**Short exercise**
In the listing below, locate the lines that hold "Convert" and copy them.

**Data for the task**
——————————

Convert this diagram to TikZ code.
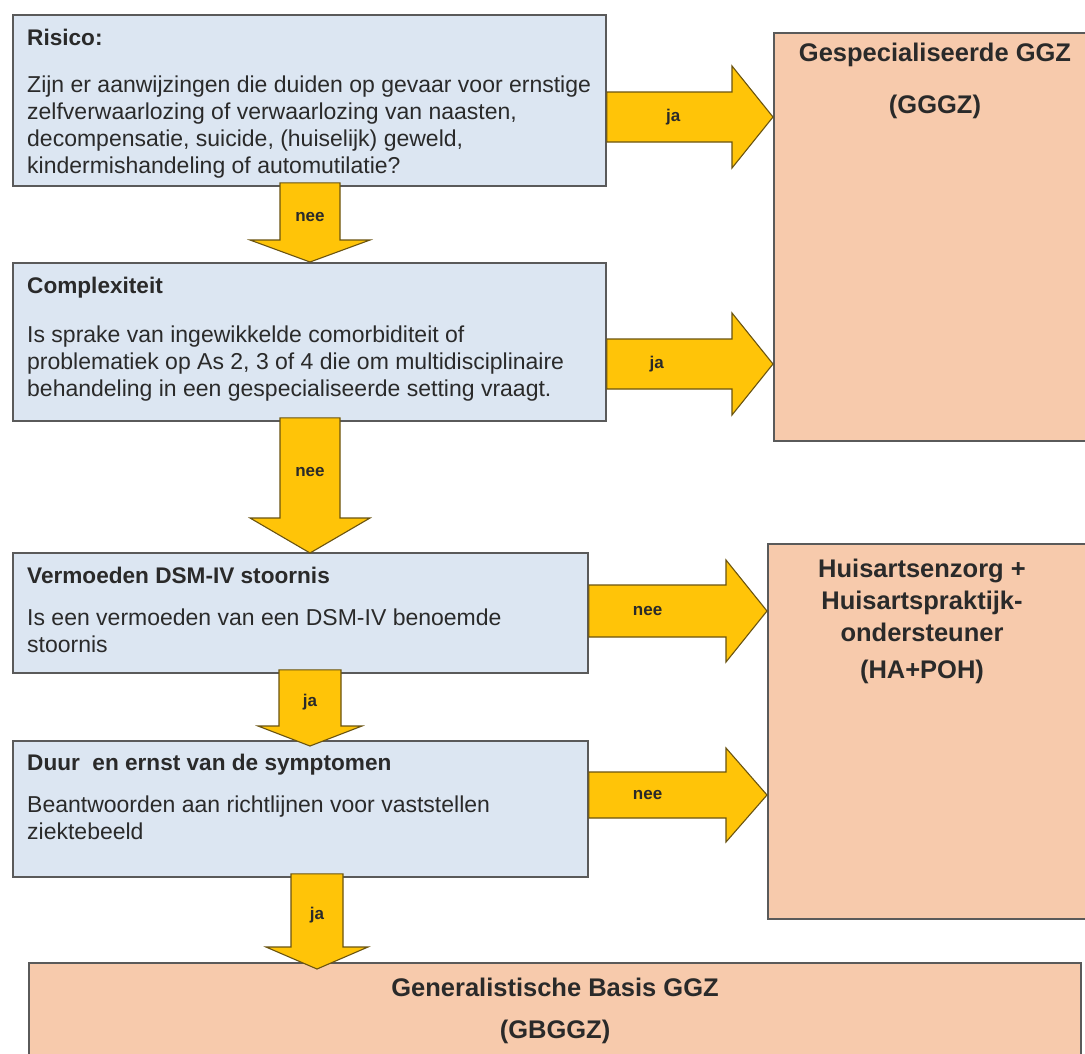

——————————

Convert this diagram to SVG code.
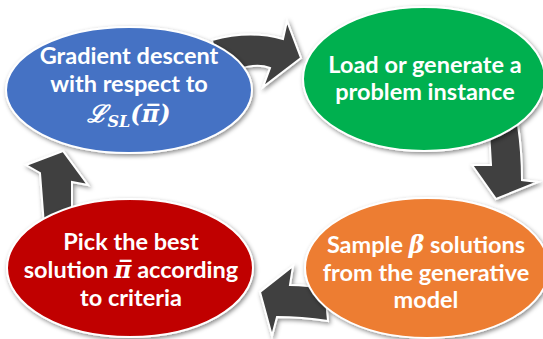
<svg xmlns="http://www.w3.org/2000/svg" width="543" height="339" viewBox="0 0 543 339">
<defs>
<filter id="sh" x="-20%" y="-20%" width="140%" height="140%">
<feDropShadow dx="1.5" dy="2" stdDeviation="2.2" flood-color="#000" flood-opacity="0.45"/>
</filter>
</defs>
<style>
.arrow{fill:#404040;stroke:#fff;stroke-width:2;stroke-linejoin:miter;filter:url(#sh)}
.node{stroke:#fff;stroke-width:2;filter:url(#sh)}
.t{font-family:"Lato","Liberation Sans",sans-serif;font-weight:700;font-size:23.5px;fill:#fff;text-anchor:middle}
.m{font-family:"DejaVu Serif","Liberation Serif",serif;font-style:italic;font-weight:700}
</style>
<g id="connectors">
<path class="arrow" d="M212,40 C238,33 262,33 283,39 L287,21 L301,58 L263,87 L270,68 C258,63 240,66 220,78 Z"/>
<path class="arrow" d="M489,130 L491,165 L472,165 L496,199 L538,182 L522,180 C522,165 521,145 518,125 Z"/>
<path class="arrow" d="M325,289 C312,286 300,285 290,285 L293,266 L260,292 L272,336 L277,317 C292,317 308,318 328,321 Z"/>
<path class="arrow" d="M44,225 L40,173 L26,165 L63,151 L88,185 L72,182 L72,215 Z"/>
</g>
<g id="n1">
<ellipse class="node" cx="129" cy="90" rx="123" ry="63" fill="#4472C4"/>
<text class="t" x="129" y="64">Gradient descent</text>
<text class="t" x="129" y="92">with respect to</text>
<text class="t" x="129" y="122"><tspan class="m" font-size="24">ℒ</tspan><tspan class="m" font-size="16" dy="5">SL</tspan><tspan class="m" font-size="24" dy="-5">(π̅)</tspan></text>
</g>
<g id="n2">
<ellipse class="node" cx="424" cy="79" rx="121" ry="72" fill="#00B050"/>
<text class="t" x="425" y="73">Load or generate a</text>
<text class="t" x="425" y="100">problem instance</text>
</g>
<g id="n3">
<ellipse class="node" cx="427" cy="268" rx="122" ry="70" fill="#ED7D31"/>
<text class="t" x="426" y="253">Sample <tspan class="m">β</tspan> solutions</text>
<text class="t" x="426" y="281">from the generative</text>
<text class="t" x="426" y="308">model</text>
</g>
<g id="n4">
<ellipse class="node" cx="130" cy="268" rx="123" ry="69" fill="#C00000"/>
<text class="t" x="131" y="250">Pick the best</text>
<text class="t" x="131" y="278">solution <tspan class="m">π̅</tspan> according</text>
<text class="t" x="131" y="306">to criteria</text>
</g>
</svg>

——————————

**Answer to this task**
Convert this diagram to TikZ code.
Convert this diagram to SVG code.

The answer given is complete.